Milliman also modeled 2 alternate add-on scenarios not in the Senate proposal that change how drug manufacturer rebates are handled under Part D.
“The additional scenarios reflect Senate leadership and White House interest in using manufacturer rebates to reduce costs at the pharmacy counter,” the report said.
The first considers spending changes if rebates were fully directed to the point of sale (POS), reducing total pharmacy reimbursement (“POS rebates”). Under the POS rebate model, drug manufacturers would see $44 billion in higher revenues compared with revenues under PDPRA. This result is due to the structure of the Medicare program. Manufacturers’ contributions to Medicare only begin once pharmacy spending has reached a certain threshold, so applying rebates directly to pharmacy spending means fewer beneficiaries reach the threshold, which reduces manufacturers’ contributions.

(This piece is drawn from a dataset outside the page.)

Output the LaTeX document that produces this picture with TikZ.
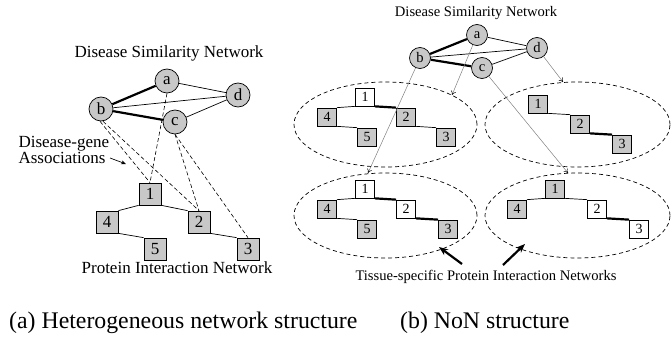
\documentclass[tikz,border=0pt]{standalone}
\usepackage{fontspec}
\setmainfont{Liberation Serif}
\usetikzlibrary{arrows.meta,shapes.geometric}
\definecolor{nodegray}{RGB}{200,200,200}
\begin{document}
\begin{tikzpicture}[x=1pt,y=-1pt,
  lfont/.style={font=\fontsize{17}{17}\selectfont},
  rfont/.style={font=\fontsize{14.6}{15}\selectfont},
  lcirc/.style={circle,draw,fill=nodegray,minimum size=24pt,inner sep=0pt,line width=0.7pt,lfont},
  lsq/.style={rectangle,draw,fill=nodegray,minimum width=22pt,minimum height=22pt,inner sep=0pt,line width=0.7pt,lfont},
  rcirc/.style={circle,draw,fill=nodegray,minimum size=21pt,inner sep=0pt,line width=0.7pt,rfont},
  rsq/.style={rectangle,draw,fill=nodegray,minimum width=19pt,minimum height=18pt,inner sep=0pt,line width=0.7pt,font=\fontsize{14}{14}\selectfont},
  wsq/.style={rsq,fill=white},
  thinedge/.style={line width=0.7pt},
  thickedge/.style={line width=2.2pt},
  assoc/.style={dashed,dash pattern=on 4pt off 2.5pt,line width=0.6pt},
  tissue/.style={ellipse,draw,dashed,dash pattern=on 4pt off 3pt,line width=0.7pt,inner sep=0pt},
  mapping/.style={draw=gray,line width=0.5pt,-{To[length=4pt,width=5pt,color=black]}},
  pointer/.style={line width=2.2pt,-{Stealth[length=9pt,width=7pt]}},
  capfont/.style={font=\fontsize{23.8}{24}\selectfont}
]
\useasboundingbox (0,0) rectangle (671,337);

% ---------------- (a) ----------------
\node[lfont,anchor=base] (ltitle) at (169,58) {Disease Similarity Network};
\node[lcirc] (a) at (167,81) {a};
\node[lcirc] (b) at (101,109) {b};
\node[lcirc] (c) at (175,122) {c};
\node[lcirc] (d) at (238,95) {d};
\draw[thickedge] (a) -- (b);
\draw[thickedge] (b) -- (c);
\draw[thinedge] (a) -- (d);
\draw[thinedge] (b) -- (d);
\draw[thinedge] (c) -- (d);

\node[lsq] (s1) at (150,194) {1};
\node[lsq] (s4) at (107,222) {4};
\node[lsq] (s2) at (199,222) {2};
\node[lsq] (s5) at (155,249) {5};
\node[lsq] (s3) at (248,249) {3};
\draw[thinedge] (s1.south west) -- (s4.north east);
\draw[thinedge] (s1.south east) -- (s2.north west);
\draw[thinedge] (s4.south east) -- (s5.north west);
\draw[thinedge] (s2.south east) -- (s3.north west);

\draw[assoc] ([xshift=-1pt]b.south) -- (s1.north);
\draw[assoc] ([xshift=2pt]b.south) -- (s2.north);
\draw[assoc] (a.south) -- (s1.north);
\draw[assoc] (c.south) -- (s2.north);
\draw[assoc] (c.south) -- (s3.north);

\node[lfont,anchor=base west] (dg1) at (15,147) {Disease-gene};
\node[lfont,anchor=base west] (dg2) at (15,163) {Associations};
\coordinate (dgs) at (110,158);
\coordinate (dge) at (126,164);
\draw[line width=0.7pt,-{Stealth[length=5pt,width=4pt]}] (dgs) -- (dge);

\node[lfont,anchor=base] (pin) at (177,273) {Protein Interaction Network};

% ---------------- (b) ----------------
\node[rfont,anchor=base] (rtitle) at (476,17) {Disease Similarity Network};
\node[rcirc] (ra) at (477,35) {a};
\node[rcirc] (rb) at (420,58) {b};
\node[rcirc] (rc) at (482,68) {c};
\node[rcirc] (rd) at (537,48) {d};
\draw[thickedge] (ra) -- (rb);
\draw[thickedge] (rb) -- (rc);
\draw[thinedge] (ra) -- (rd);
\draw[thinedge] (rb) -- (rd);
\draw[thinedge] (rc) -- (rd);

\node[tissue,minimum width=183pt,minimum height=85pt] (E1) at (385.5,124.5) {};
\node[tissue,minimum width=185pt,minimum height=85pt] (E2) at (577.5,124.5) {};
\node[tissue,minimum width=183pt,minimum height=85pt] (E3) at (385.5,215.5) {};
\node[tissue,minimum width=185pt,minimum height=85pt] (E4) at (577.5,215.5) {};

% top-left tissue
\node[wsq] (p1) at (365,97) {1};
\node[rsq] (p4) at (327,117) {4};
\node[rsq] (p2) at (406,117) {2};
\node[rsq] (p5) at (367,137) {5};
\node[rsq] (p3) at (446,137) {3};
\draw[thinedge] (p1.south west) -- (p4.north east);
\draw[thickedge] (p1.south east) -- (p2.north west);
\draw[thinedge] (p4.south east) -- (p5.north west);
\draw[thinedge] (p2.south east) -- (p3.north west);

% top-right tissue
\node[rsq] (q1) at (538,104) {1};
\node[rsq] (q2) at (580,124) {2};
\node[rsq] (q3) at (622,144) {3};
\draw[thinedge] (q1.south east) -- (q2.north west);
\draw[thickedge] (q2.south east) -- (q3.north west);

% bottom-left tissue
\node[wsq] (u1) at (365,189) {1};
\node[rsq] (u4) at (327,209) {4};
\node[wsq] (u2) at (406,209) {2};
\node[rsq] (u5) at (367,229) {5};
\node[rsq] (u3) at (448,229) {3};
\draw[thinedge] (u1.south west) -- (u4.north east);
\draw[thickedge] (u1.south east) -- (u2.north west);
\draw[thinedge] (u4.south east) -- (u5.north west);
\draw[thickedge] (u2.south east) -- (u3.north west);

% bottom-right tissue
\node[rsq] (v1) at (555,189) {1};
\node[rsq] (v4) at (517,209) {4};
\node[wsq] (v2) at (597,209) {2};
\node[wsq] (v3) at (639,229) {3};
\draw[thinedge] (v1.south west) -- (v4.north east);
\draw[thinedge] (v1.south east) -- (v2.north west);
\draw[thickedge] (v2.south east) -- (v3.north west);

% mapping arrows
\coordinate (t1) at (452,95);
\coordinate (t2) at (563,82);
\coordinate (t3) at (368,173);
\coordinate (t4) at (568,173);
\draw[mapping] (ra) -- (t1);
\draw[mapping] (rd) -- (t2);
\draw[mapping] (rb) -- (t3);
\draw[mapping] (rc) -- (t4);

\node[rfont,anchor=base] (tsl) at (486,280) {Tissue-specific Protein Interaction Networks};
\coordinate (k1s) at (462,264);
\coordinate (k1e) at (439,247);
\coordinate (k2s) at (503,265);
\coordinate (k2e) at (525,244);
\draw[pointer] (k1s) -- (k1e);
\draw[pointer] (k2s) -- (k2e);

% captions
\node[capfont,anchor=base west,inner sep=0pt] (capa) at (9,328) {(a) Heterogeneous network structure};
\node[capfont,anchor=base west,inner sep=0pt] (capb) at (400,328) {(b) NoN structure};
\end{tikzpicture}
\end{document}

While beneficiaries would see $19 billion in lower spending under this proposal, Medicare would make up the shortfall, spending an additional $63 billion in taxpayer dollars.
The second directs the rebate only to beneficiaries at the pharmacy counter, using rebate dollars to lower their cost sharing; this beneficiary rebate scenario is the basis for the $29 billion in savings to Medicare beneficiaries. Under this model, beneficiary cost-sharing would be based on the net price of a drug after rebates, and the Part D plan would make up the balance of any pharmacy reimbursement.
The manufacturer contribution threshold, however, would be calculated based on the full, unrebated price of a drug. Manufacturers would maintain the same $67 billion in contributions as under PDPRA, but beneficiaries would see $25 billion in lower spending.
Although Medicare costs would increase compared with PDPRA, the program would still save $38 billion compared with the present rebate system, effectively spreading total cost reductions more evenly between Medicare and beneficiaries. Combined with the $4 billion in savings achieved under PDPRA, this would result in $29 billion in total savings to Medicare beneficiaries.
Previous analyses by CMS’ Office of the Actuary and the Congressional Budget Office that found POS rebates would significantly increase Medicare spending while lowering costs for manufacturers, but these analyses had not considered the effect of a beneficiary rebate model.